The Serious Fraud Office (SFO) has launched an investigation into entrepreneur Gavin Woodhouse, whose business dealings were revealed by an undercover investigation by the Guardian and ITV News.
The UK’s anti-corruption agency said it was investigating “suspected fraud and money laundering in relation to … Woodhouse and individuals and companies associated with him”.
It added: “The conduct currently under investigation by the SFO relates to investments offered in care homes and hotels between 2013 and 2019.”
Woodhouse raised more than £80m from amateur investors over several years to build care homes and buy and refurbish hotels, promising generous returns.
The Guardian and ITV News revealed in June 2019 that many of the projects were incomplete, several years after they were due to be operational, while the businessman’s firms had a multimillion-pound black hole.
At the time, several investors, who in some cases had paid hundreds of thousands of pounds into Woodhouse projects, said they had not received the annual dividends they had been promised.
The SFO said it has asked UK-based investors in the suspected fraudulent schemes to complete a questionnaire by 30 September.
It said the information provided “will help us to establish the circumstances of the investments offered, to identify and pursue new information, and to progress the investigation as quickly as possible”.
It is understood that investors living overseas could also be contacted at a later date.
In summer 2019, some of Woodhouse’s creditors took the entrepreneur to court, seeking to place his businesses into interim administration.
The West Yorkshire-based businessman subsequently lost control of several of his companies after a high court judge ruled that his business model appeared to be “thoroughly dishonest” and a “shameful abuse of the privileges of limited liability trading”.
Efforts by the Guardian to contact Woodhouse for comment about the SFO’s announcement were unsuccessful. At the time of the undercover newspaper investigation, he denied any wrongdoing.
The SFO inquiry into the entrepreneur’s business dealings had initially been running covertly, according to a person familiar with the investigation. Covert investigations are often used in cases where there may be a risk of destruction of evidence.
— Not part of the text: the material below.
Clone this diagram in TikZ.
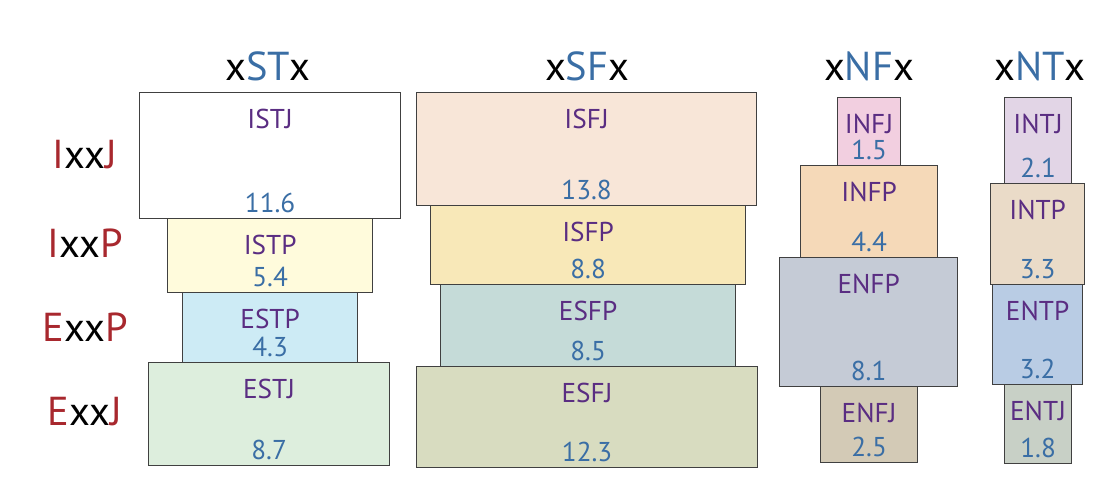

The inquiry is now understood to be at a stage where the SFO wants to gain more information from Woodhouse investors, and so the agency can make it public.
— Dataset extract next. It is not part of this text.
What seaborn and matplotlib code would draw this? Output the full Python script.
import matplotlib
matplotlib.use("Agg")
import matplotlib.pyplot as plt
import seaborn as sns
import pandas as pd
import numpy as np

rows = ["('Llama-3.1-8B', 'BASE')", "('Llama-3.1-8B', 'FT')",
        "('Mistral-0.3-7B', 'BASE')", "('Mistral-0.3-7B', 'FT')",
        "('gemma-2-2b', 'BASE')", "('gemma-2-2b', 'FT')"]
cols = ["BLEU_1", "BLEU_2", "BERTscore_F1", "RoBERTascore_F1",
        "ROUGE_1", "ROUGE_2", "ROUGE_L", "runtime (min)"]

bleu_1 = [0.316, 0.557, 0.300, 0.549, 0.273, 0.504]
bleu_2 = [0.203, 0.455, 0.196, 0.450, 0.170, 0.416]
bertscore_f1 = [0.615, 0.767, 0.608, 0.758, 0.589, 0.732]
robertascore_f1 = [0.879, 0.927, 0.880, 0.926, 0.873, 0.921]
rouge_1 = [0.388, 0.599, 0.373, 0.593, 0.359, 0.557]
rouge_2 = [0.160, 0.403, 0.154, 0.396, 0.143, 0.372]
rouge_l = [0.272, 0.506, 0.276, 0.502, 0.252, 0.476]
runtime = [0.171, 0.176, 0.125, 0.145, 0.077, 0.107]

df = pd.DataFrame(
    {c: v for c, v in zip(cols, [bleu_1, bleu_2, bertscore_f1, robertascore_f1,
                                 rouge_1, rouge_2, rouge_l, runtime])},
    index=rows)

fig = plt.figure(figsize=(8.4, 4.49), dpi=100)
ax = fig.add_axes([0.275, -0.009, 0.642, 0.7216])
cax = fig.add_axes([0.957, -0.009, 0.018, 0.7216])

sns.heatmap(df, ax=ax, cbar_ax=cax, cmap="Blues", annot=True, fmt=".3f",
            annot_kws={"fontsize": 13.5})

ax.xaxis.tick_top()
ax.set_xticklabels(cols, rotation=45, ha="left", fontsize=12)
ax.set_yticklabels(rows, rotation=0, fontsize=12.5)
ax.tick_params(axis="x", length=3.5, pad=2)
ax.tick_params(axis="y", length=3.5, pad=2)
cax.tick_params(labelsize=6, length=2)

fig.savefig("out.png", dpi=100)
The Guardian understands the SFO’s preliminary investigations into Woodhouse began in 2019.
John Mann, who at the time was Labour MP for Bassetlaw and a member of parliament’s influential Treasury select committee, urged the SFO in 2019 to look into the embattled entrepreneur’s business dealings.
It is understood the SFO opens only a couple of suspected investment fraud cases each year.
The agency is asking anyone who believes they have been affected by Woodhouse’s investment schemes to check its website for updates and information on support services.
If an SFO investigation produces enough evidence to support a realistic prospect of conviction, and if a prosecution is considered to be in the public interest, the agency has the power to bring charges, which often result in a court trial.
Anyone found guilty of fraud or money laundering can be sent to prison.